DENVER – A computer stolen from a private contractor holds a database that may contain personal information of up to 1.4 million Coloradans, including information of anyone recently hired by any company in the state, officials said.
Affiliated Computer Services Inc. this week began notifying at least 500,000 people listed on the state's child-support enforcement division database that their identity may be on the desktop that was stolen Oct. 14.
The Dallas-based company also maintains the state's Directory of New Hires, a federally mandated requirement that employers provide names and information of any new employees to the state within 20 days of their hire. That database, which may contain nearly a million records, is checked against the state's child-support enforcement registry to catch scofflaws.
It's unclear how many records, which include birth dates and Social Security numbers, were affected, but the new hires information is supposed to be purged every six months.
Police don't believe personal financial records have been compromised, said Liz McDonough, spokeswoman with the Department of Human Services said Wednesday.
"Law enforcement hasn't given any indication that the computer was stolen for the purpose of identity theft," McDonough said.

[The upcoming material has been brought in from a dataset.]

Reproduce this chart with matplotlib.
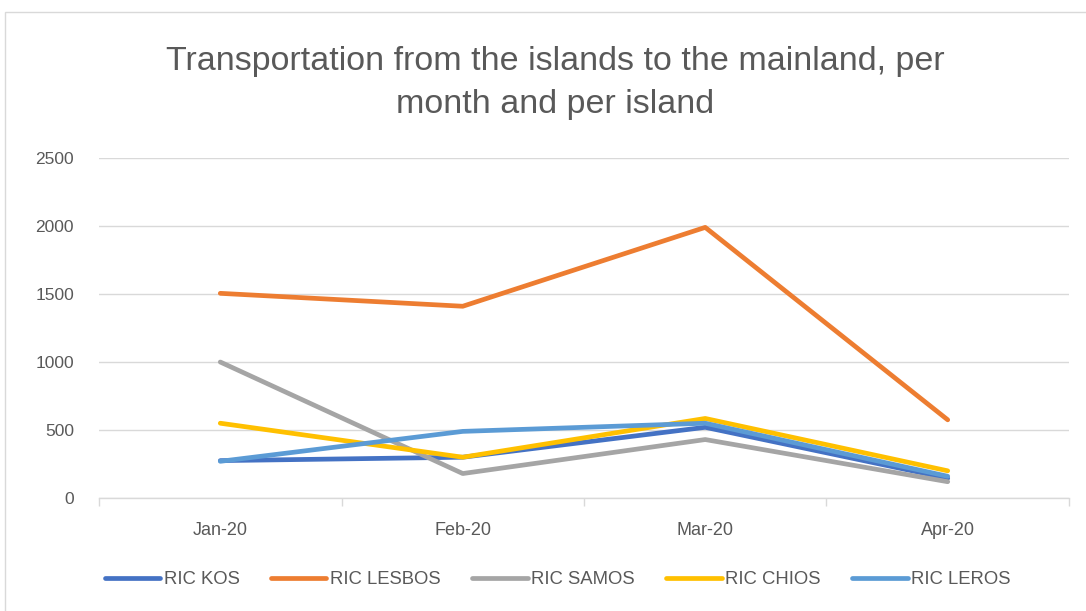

Tom Kraus, of Wheat Ridge, received a letter advising of the theft even though he finished paying child support in 2001. Kraus also had personal information stored in a laptop computer that was stolen earlier this year, and later recovered from the Veterans Administration. That breach potentially affected 26 million people.
"So far, nothing has happened to me, but I have to keep up on it," Kraus said. "It's work and it costs money."

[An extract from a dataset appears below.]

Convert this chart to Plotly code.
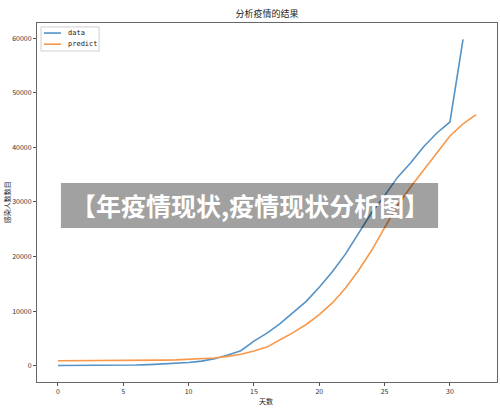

Kevin Lightfoot, spokesman for ACS, would not say whether his company would reimburse people for the cost of their credit reports or any theft that may result.
The computer was stored at an ACS office in a secure area monitored by surveillance cameras accessible only by password, officials said, but so far the Colorado Bureau of Investigation has no suspects.
The state's child-support enforcement division handles about $350 million a year in payments.
"The money is not connected to this," McDonough said. "Even if the security of the computer system is breached, they cannot steal child-support payments."
ACS's $5.5 million contract with the state, which it has had since 1999, won't be renewed when it ends next year, McDonough said.